■ WRITTEN TASK
Give the data below again exactly as it stands. Omit the pictures.

*-*-*

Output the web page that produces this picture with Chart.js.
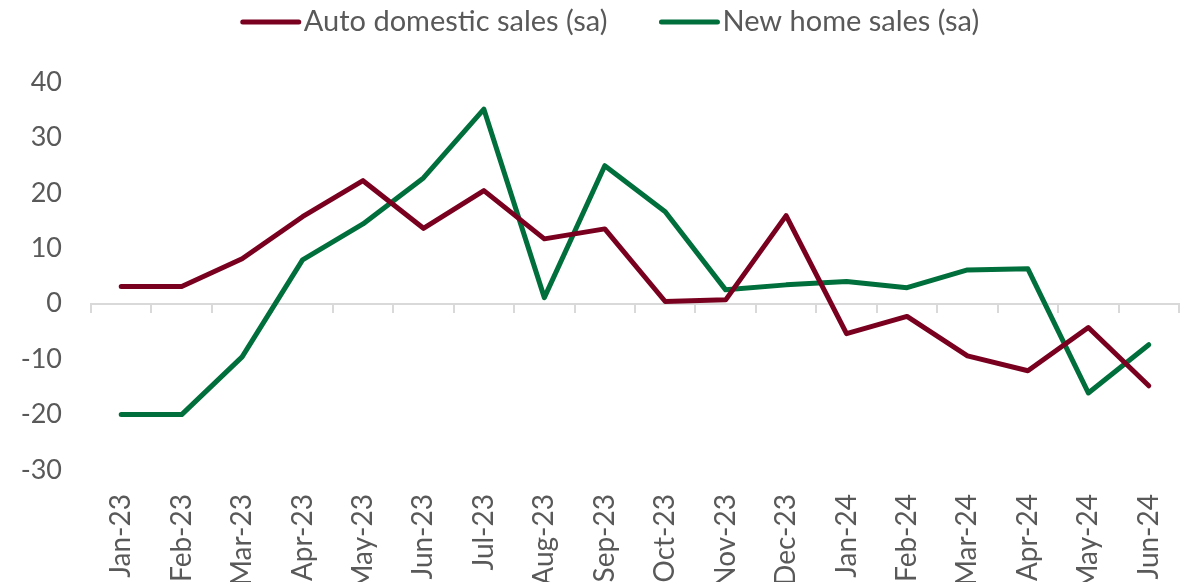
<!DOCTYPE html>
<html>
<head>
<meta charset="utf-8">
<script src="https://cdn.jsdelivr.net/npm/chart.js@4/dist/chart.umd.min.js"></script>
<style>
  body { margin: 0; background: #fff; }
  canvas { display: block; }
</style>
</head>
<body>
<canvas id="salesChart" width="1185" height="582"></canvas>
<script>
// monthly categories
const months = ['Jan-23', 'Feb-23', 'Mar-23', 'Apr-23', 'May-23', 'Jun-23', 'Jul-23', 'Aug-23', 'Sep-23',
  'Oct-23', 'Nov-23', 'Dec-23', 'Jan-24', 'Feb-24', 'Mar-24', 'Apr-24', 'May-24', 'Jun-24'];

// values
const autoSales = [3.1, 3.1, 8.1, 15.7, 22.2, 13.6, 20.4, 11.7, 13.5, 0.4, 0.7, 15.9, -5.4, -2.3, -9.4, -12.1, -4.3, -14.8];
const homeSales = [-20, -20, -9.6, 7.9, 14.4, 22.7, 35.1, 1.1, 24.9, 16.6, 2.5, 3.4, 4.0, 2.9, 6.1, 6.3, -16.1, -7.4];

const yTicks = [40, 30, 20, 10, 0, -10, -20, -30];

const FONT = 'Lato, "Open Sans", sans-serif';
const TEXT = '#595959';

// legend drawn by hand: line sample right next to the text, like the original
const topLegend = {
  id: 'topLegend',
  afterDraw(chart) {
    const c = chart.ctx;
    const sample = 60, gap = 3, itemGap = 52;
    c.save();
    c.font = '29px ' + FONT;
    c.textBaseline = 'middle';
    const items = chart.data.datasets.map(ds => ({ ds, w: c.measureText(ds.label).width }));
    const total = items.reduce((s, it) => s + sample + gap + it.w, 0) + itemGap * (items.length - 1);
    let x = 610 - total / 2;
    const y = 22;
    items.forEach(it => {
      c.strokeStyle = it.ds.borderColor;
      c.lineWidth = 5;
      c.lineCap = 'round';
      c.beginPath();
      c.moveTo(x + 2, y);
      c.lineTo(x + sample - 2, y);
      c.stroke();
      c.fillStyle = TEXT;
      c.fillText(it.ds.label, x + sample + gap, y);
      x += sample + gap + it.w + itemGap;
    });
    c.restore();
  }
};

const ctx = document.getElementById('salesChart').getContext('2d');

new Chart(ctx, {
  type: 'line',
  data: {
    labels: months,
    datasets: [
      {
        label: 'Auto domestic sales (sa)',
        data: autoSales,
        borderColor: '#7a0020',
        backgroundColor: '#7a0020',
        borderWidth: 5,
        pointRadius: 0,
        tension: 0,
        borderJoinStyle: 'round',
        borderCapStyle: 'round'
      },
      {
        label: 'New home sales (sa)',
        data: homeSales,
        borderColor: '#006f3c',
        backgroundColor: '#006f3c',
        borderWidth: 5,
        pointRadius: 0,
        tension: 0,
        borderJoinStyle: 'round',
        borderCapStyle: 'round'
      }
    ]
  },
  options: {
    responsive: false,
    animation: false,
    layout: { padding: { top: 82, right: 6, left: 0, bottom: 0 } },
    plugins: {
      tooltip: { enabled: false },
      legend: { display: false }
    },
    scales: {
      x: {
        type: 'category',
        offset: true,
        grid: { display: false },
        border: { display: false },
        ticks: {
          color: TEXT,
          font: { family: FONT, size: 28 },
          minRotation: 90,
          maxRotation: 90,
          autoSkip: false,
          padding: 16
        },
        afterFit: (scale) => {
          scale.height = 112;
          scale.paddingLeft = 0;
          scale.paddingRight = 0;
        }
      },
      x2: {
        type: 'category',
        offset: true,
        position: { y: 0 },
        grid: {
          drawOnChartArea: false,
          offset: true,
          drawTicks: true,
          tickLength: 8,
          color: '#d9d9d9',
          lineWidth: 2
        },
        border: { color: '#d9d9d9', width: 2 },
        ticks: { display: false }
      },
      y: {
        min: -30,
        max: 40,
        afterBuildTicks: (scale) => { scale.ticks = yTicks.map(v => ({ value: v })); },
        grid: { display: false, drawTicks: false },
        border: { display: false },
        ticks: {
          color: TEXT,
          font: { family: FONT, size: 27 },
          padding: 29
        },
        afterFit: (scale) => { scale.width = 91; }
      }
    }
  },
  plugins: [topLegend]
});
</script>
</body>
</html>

*-*-*

■ FULL RESPONSE
Output the web page that produces this picture with Chart.js.
<!DOCTYPE html>
<html>
<head>
<meta charset="utf-8">
<script src="https://cdn.jsdelivr.net/npm/chart.js@4/dist/chart.umd.min.js"></script>
<style>
  body { margin: 0; background: #fff; }
  canvas { display: block; }
</style>
</head>
<body>
<canvas id="salesChart" width="1185" height="582"></canvas>
<script>
// monthly categories
const months = ['Jan-23', 'Feb-23', 'Mar-23', 'Apr-23', 'May-23', 'Jun-23', 'Jul-23', 'Aug-23', 'Sep-23',
  'Oct-23', 'Nov-23', 'Dec-23', 'Jan-24', 'Feb-24', 'Mar-24', 'Apr-24', 'May-24', 'Jun-24'];

// values
const autoSales = [3.1, 3.1, 8.1, 15.7, 22.2, 13.6, 20.4, 11.7, 13.5, 0.4, 0.7, 15.9, -5.4, -2.3, -9.4, -12.1, -4.3, -14.8];
const homeSales = [-20, -20, -9.6, 7.9, 14.4, 22.7, 35.1, 1.1, 24.9, 16.6, 2.5, 3.4, 4.0, 2.9, 6.1, 6.3, -16.1, -7.4];

const yTicks = [40, 30, 20, 10, 0, -10, -20, -30];

const FONT = 'Lato, "Open Sans", sans-serif';
const TEXT = '#595959';

// legend drawn by hand: line sample right next to the text, like the original
const topLegend = {
  id: 'topLegend',
  afterDraw(chart) {
    const c = chart.ctx;
    const sample = 60, gap = 3, itemGap = 52;
    c.save();
    c.font = '29px ' + FONT;
    c.textBaseline = 'middle';
    const items = chart.data.datasets.map(ds => ({ ds, w: c.measureText(ds.label).width }));
    const total = items.reduce((s, it) => s + sample + gap + it.w, 0) + itemGap * (items.length - 1);
    let x = 610 - total / 2;
    const y = 22;
    items.forEach(it => {
      c.strokeStyle = it.ds.borderColor;
      c.lineWidth = 5;
      c.lineCap = 'round';
      c.beginPath();
      c.moveTo(x + 2, y);
      c.lineTo(x + sample - 2, y);
      c.stroke();
      c.fillStyle = TEXT;
      c.fillText(it.ds.label, x + sample + gap, y);
      x += sample + gap + it.w + itemGap;
    });
    c.restore();
  }
};

const ctx = document.getElementById('salesChart').getContext('2d');

new Chart(ctx, {
  type: 'line',
  data: {
    labels: months,
    datasets: [
      {
        label: 'Auto domestic sales (sa)',
        data: autoSales,
        borderColor: '#7a0020',
        backgroundColor: '#7a0020',
        borderWidth: 5,
        pointRadius: 0,
        tension: 0,
        borderJoinStyle: 'round',
        borderCapStyle: 'round'
      },
      {
        label: 'New home sales (sa)',
        data: homeSales,
        borderColor: '#006f3c',
        backgroundColor: '#006f3c',
        borderWidth: 5,
        pointRadius: 0,
        tension: 0,
        borderJoinStyle: 'round',
        borderCapStyle: 'round'
      }
    ]
  },
  options: {
    responsive: false,
    animation: false,
    layout: { padding: { top: 82, right: 6, left: 0, bottom: 0 } },
    plugins: {
      tooltip: { enabled: false },
      legend: { display: false }
    },
    scales: {
      x: {
        type: 'category',
        offset: true,
        grid: { display: false },
        border: { display: false },
        ticks: {
          color: TEXT,
          font: { family: FONT, size: 28 },
          minRotation: 90,
          maxRotation: 90,
          autoSkip: false,
          padding: 16
        },
        afterFit: (scale) => {
          scale.height = 112;
          scale.paddingLeft = 0;
          scale.paddingRight = 0;
        }
      },
      x2: {
        type: 'category',
        offset: true,
        position: { y: 0 },
        grid: {
          drawOnChartArea: false,
          offset: true,
          drawTicks: true,
          tickLength: 8,
          color: '#d9d9d9',
          lineWidth: 2
        },
        border: { color: '#d9d9d9', width: 2 },
        ticks: { display: false }
      },
      y: {
        min: -30,
        max: 40,
        afterBuildTicks: (scale) => { scale.ticks = yTicks.map(v => ({ value: v })); },
        grid: { display: false, drawTicks: false },
        border: { display: false },
        ticks: {
          color: TEXT,
          font: { family: FONT, size: 27 },
          padding: 29
        },
        afterFit: (scale) => { scale.width = 91; }
      }
    }
  },
  plugins: [topLegend]
});
</script>
</body>
</html>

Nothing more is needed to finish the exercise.